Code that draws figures
------------------------------------------------------------------------
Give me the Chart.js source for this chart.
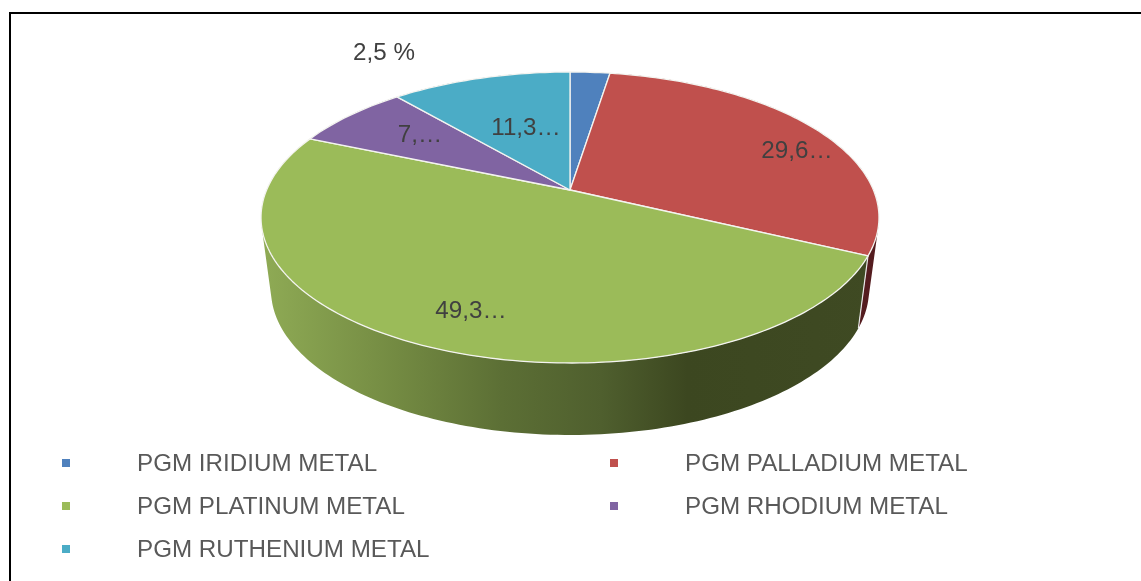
<!DOCTYPE html>
<html>
<head>
<meta charset="utf-8">
<title>PGM pie</title>
<script src="https://cdn.jsdelivr.net/npm/chart.js@4"></script>
<style>
    html, body { margin: 0; padding: 0; background: #fff; overflow: hidden; }
    #wrap { position: relative; width: 1141px; height: 581px; }
    #frame { position: absolute; left: 9px; top: 12px; right: 0; bottom: 0; border-left: 2px solid #000; border-top: 2px solid #000; }
    #pie { position: absolute; left: 0; top: 0; }
    .leg { position: absolute; font: 24.2px "Liberation Sans", Arial, sans-serif; color: #595959; line-height: 28px; white-space: nowrap; }
    .leg i { position: absolute; left: -75px; top: 10px; width: 8px; height: 8px; }
</style>
</head>
<body>
<div id="wrap">
    <div id="frame"></div>
    <canvas id="pie" width="1141" height="581"></canvas>
    <div id="legend"></div>
</div>
<script>
const categories = ['PGM IRIDIUM METAL', 'PGM PALLADIUM METAL', 'PGM PLATINUM METAL', 'PGM RHODIUM METAL', 'PGM RUTHENIUM METAL'];
const shares = [2.5, 29.6, 49.3, 7.3, 11.3];
const sliceLabels = ['2,5 %', '29,6…', '49,3…', '7,…', '11,3…'];
const sliceColors = ['#4F81BD', '#C0504D', '#9BBB59', '#8064A2', '#4BACC6'];
const sideColors = ['#2a4566', '#541c1f', '#3f4a23', '#44355a', '#286070'];

// label anchor (centre x, baseline y) for each slice
const labelX = [384, 797, 471, 420, 526];
const labelY = [60, 158, 318, 142, 135];

// legend cells: 2 columns, 3 rows
const legendX = [137, 685, 137, 685, 137];
const legendY = [449, 449, 492, 492, 535];

// pie is tilted in perspective, so the top and the underside are two projected circles
const topFace = { cx: 570, cy: 190, a: 303.4, b: 140.3, k: 0.189 };
const underFace = { cx: 570, cy: 262.6, a: 293.6, b: 139.8, k: 0.189 };

function project(face, angle) {
    const u = Math.cos(angle), v = Math.sin(angle);
    const w = 1 - face.k * v;
    return { x: face.cx + face.a * u / w, y: face.cy + face.b * v / w };
}

function arcPoints(face, start, end) {
    const steps = Math.max(2, Math.ceil((end - start) / 0.02));
    const pts = [];
    for (let i = 0; i <= steps; i++) {
        pts.push(project(face, start + (end - start) * i / steps));
    }
    return pts;
}

function tracePoints(ctx, pts) {
    pts.forEach(p => ctx.lineTo(p.x, p.y));
}

// same winding for every quad, so one nonzero fill gives their union without seams
function traceQuad(ctx, q) {
    let area = 0;
    q.forEach((p, i) => {
        const n = q[(i + 1) % 4];
        area += p.x * n.y - n.x * p.y;
    });
    const pts = area < 0 ? q.slice().reverse() : q;
    ctx.moveTo(pts[0].x, pts[0].y);
    tracePoints(ctx, pts.slice(1));
    ctx.closePath();
}

function frontGradient(ctx) {
    const g = ctx.createLinearGradient(261, 0, 879, 0);
    g.addColorStop(0, '#8fab55');
    g.addColorStop(0.22, '#738a42');
    g.addColorStop(0.39, '#5c6f35');
    g.addColorStop(0.55, '#4f5f2e');
    g.addColorStop(0.69, '#3c4720');
    g.addColorStop(1, '#3f4a23');
    return g;
}

const tiltedPie = {
    id: 'tiltedPie',
    beforeDatasetDraw(chart, args) {
        const ctx = chart.ctx;
        const arcs = chart.getDatasetMeta(args.index).data;
        ctx.save();
        ctx.lineJoin = 'round';

        // side walls
        arcs.forEach((arc, i) => {
            const upper = arcPoints(topFace, arc.startAngle, arc.endAngle);
            const lower = arcPoints(underFace, arc.startAngle, arc.endAngle);
            ctx.beginPath();
            for (let s = 0; s < upper.length - 1; s++) {
                traceQuad(ctx, [upper[s], upper[s + 1], lower[s + 1], lower[s]]);
            }
            ctx.fillStyle = i === 2 ? frontGradient(ctx) : sideColors[i];
            ctx.fill();
        });
        arcs.forEach(arc => {
            const a = project(topFace, arc.startAngle);
            const b = project(underFace, arc.startAngle);
            ctx.beginPath();
            ctx.moveTo(a.x, a.y);
            ctx.lineTo(b.x, b.y);
            ctx.strokeStyle = '#e8e8e8';
            ctx.lineWidth = 1.2;
            ctx.stroke();
        });

        // top face
        arcs.forEach((arc, i) => {
            ctx.beginPath();
            ctx.moveTo(topFace.cx, topFace.cy);
            tracePoints(ctx, arcPoints(topFace, arc.startAngle, arc.endAngle));
            ctx.closePath();
            ctx.fillStyle = sliceColors[i];
            ctx.fill();
            ctx.strokeStyle = '#f4f4f0';
            ctx.lineWidth = 1.3;
            ctx.stroke();
        });
        ctx.restore();
        return false;
    },
    afterDatasetsDraw(chart) {
        const ctx = chart.ctx;
        ctx.save();
        ctx.font = '24.2px "Liberation Sans", Arial, sans-serif';
        ctx.fillStyle = '#404040';
        ctx.textAlign = 'center';
        ctx.textBaseline = 'alphabetic';
        sliceLabels.forEach((t, i) => ctx.fillText(t, labelX[i], labelY[i]));
        ctx.restore();
    }
};

new Chart(document.getElementById('pie').getContext('2d'), {
    type: 'pie',
    data: {
        labels: categories,
        datasets: [{
            data: shares,
            backgroundColor: sliceColors
        }]
    },
    options: {
        responsive: false,
        animation: false,
        devicePixelRatio: 1,
        plugins: {
            legend: { display: false },
            tooltip: { enabled: false }
        }
    },
    plugins: [tiltedPie]
});

const legend = document.getElementById('legend');
categories.forEach((name, i) => {
    const d = document.createElement('div');
    d.className = 'leg';
    d.style.left = legendX[i] + 'px';
    d.style.top = legendY[i] + 'px';
    d.innerHTML = '<i style="background:' + sliceColors[i] + '"></i>' + name;
    legend.appendChild(d);
});
</script>
</body>
</html>
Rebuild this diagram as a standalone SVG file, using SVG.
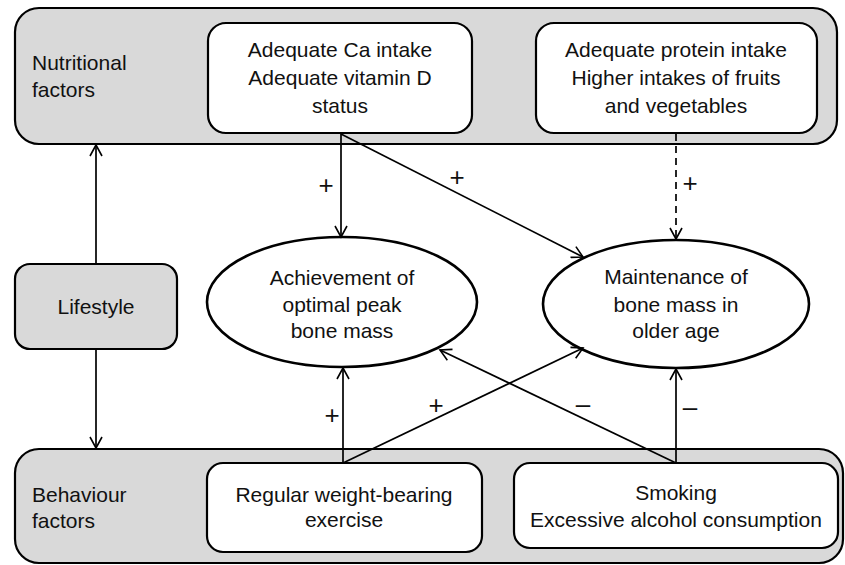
<svg xmlns="http://www.w3.org/2000/svg" width="845" height="565" viewBox="0 0 845 565">
<defs>
<marker id="arr" markerWidth="14" markerHeight="14" refX="12" refY="7" orient="auto" markerUnits="userSpaceOnUse">
<path d="M1,1 L12,7 L1,13" fill="none" stroke="#000" stroke-width="1.6"/>
</marker>
<style>
.grp{fill:#d9d9d9;stroke:#000;stroke-width:2.2}
.box{fill:#fff;stroke:#000;stroke-width:2.2}
.ell{fill:#fff;stroke:#000;stroke-width:2.6}
.t{font-family:"Liberation Sans",Arial,sans-serif;font-size:21px;fill:#111}
.c{text-anchor:middle}
.lbl{font-family:"Liberation Sans",Arial,sans-serif;font-size:26px;fill:#111;text-anchor:middle}
.ln{stroke:#000;stroke-width:1.7;fill:none;marker-end:url(#arr)}
.dash{stroke-dasharray:7,5}
</style>
</defs>
<rect width="845" height="565" fill="#fff"/>

<g id="nutritional-factors">
<rect class="grp" x="15" y="8" width="822" height="136" rx="24"/>
<text class="t" x="32" y="70">Nutritional</text>
<text class="t" x="32" y="97">factors</text>
</g>
<g id="behaviour-factors">
<rect class="grp" x="15" y="449" width="828" height="114" rx="24"/>
<text class="t" x="32" y="502">Behaviour</text>
<text class="t" x="32" y="528">factors</text>
</g>
<g id="ca-vitd">
<rect class="box" x="208" y="23" width="264" height="110" rx="18"/>
<text class="t c" x="340" y="57">Adequate Ca intake</text>
<text class="t c" x="340" y="85">Adequate vitamin D</text>
<text class="t c" x="340" y="113">status</text>
</g>
<g id="protein-fruits">
<rect class="box" x="536" y="23" width="281" height="110" rx="18"/>
<text class="t c" x="676" y="57">Adequate protein intake</text>
<text class="t c" x="676" y="85">Higher intakes of fruits</text>
<text class="t c" x="676" y="113">and vegetables</text>
</g>
<g id="lifestyle">
<rect class="grp" x="15" y="264" width="162" height="85" rx="15"/>
<text class="t c" x="96" y="314">Lifestyle</text>
</g>
<g id="peak-bone-mass">
<ellipse class="ell" cx="342" cy="302" rx="135" ry="65"/>
<text class="t c" x="342" y="285">Achievement of</text>
<text class="t c" x="342" y="312">optimal peak</text>
<text class="t c" x="342" y="338">bone mass</text>
</g>
<g id="older-age">
<ellipse class="ell" cx="676" cy="304" rx="133" ry="64"/>
<text class="t c" x="676" y="284">Maintenance of</text>
<text class="t c" x="676" y="312">bone mass in</text>
<text class="t c" x="676" y="338">older age</text>
</g>
<g id="exercise">
<rect class="box" x="207" y="463" width="275" height="89" rx="16"/>
<text class="t c" x="344" y="502">Regular weight-bearing</text>
<text class="t c" x="344" y="527">exercise</text>
</g>
<g id="smoking-alcohol">
<rect class="box" x="514" y="463" width="324" height="85" rx="16"/>
<text class="t c" x="676" y="500">Smoking</text>
<text class="t c" x="676" y="527">Excessive alcohol consumption</text>
</g>

<g id="connectors">
<line class="ln" x1="96" y1="264" x2="96" y2="145"/>
<line class="ln" x1="96" y1="349" x2="96" y2="448"/>
<line class="ln" x1="341" y1="134" x2="341" y2="237"/>
<line class="ln" x1="341" y1="134" x2="583" y2="257"/>
<line class="ln dash" x1="676" y1="134" x2="676" y2="239"/>
<line class="ln" x1="343" y1="463" x2="343" y2="368"/>
<line class="ln" x1="343" y1="463" x2="583" y2="348"/>
<line class="ln" x1="676" y1="463" x2="440" y2="350"/>
<line class="ln" x1="676" y1="463" x2="676" y2="369"/>
<text class="lbl" x="326" y="194">+</text>
<text class="lbl" x="457" y="186">+</text>
<text class="lbl" x="690" y="192">+</text>
<text class="lbl" x="332" y="424">+</text>
<text class="lbl" x="436" y="414">+</text>
<text class="lbl" x="583" y="413">–</text>
<text class="lbl" x="690" y="416">–</text>
</g>
</svg>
------------------------------------------------------------------------
* _Task details_:
Reproduce only the lines from the beginning of the data through the line that contains "['#2a4566', '#541c1f', '#3f4a23', '#44355a', '#286070'];", both included, and please drop the pictures.

* _Result of the task_:
Give me the Chart.js source for this chart.
<!DOCTYPE html>
<html>
<head>
<meta charset="utf-8">
<title>PGM pie</title>
<script src="https://cdn.jsdelivr.net/npm/chart.js@4"></script>
<style>
    html, body { margin: 0; padding: 0; background: #fff; overflow: hidden; }
    #wrap { position: relative; width: 1141px; height: 581px; }
    #frame { position: absolute; left: 9px; top: 12px; right: 0; bottom: 0; border-left: 2px solid #000; border-top: 2px solid #000; }
    #pie { position: absolute; left: 0; top: 0; }
    .leg { position: absolute; font: 24.2px "Liberation Sans", Arial, sans-serif; color: #595959; line-height: 28px; white-space: nowrap; }
    .leg i { position: absolute; left: -75px; top: 10px; width: 8px; height: 8px; }
</style>
</head>
<body>
<div id="wrap">
    <div id="frame"></div>
    <canvas id="pie" width="1141" height="581"></canvas>
    <div id="legend"></div>
</div>
<script>
const categories = ['PGM IRIDIUM METAL', 'PGM PALLADIUM METAL', 'PGM PLATINUM METAL', 'PGM RHODIUM METAL', 'PGM RUTHENIUM METAL'];
const shares = [2.5, 29.6, 49.3, 7.3, 11.3];
const sliceLabels = ['2,5 %', '29,6…', '49,3…', '7,…', '11,3…'];
const sliceColors = ['#4F81BD', '#C0504D', '#9BBB59', '#8064A2', '#4BACC6'];
const sideColors = ['#2a4566', '#541c1f', '#3f4a23', '#44355a', '#286070'];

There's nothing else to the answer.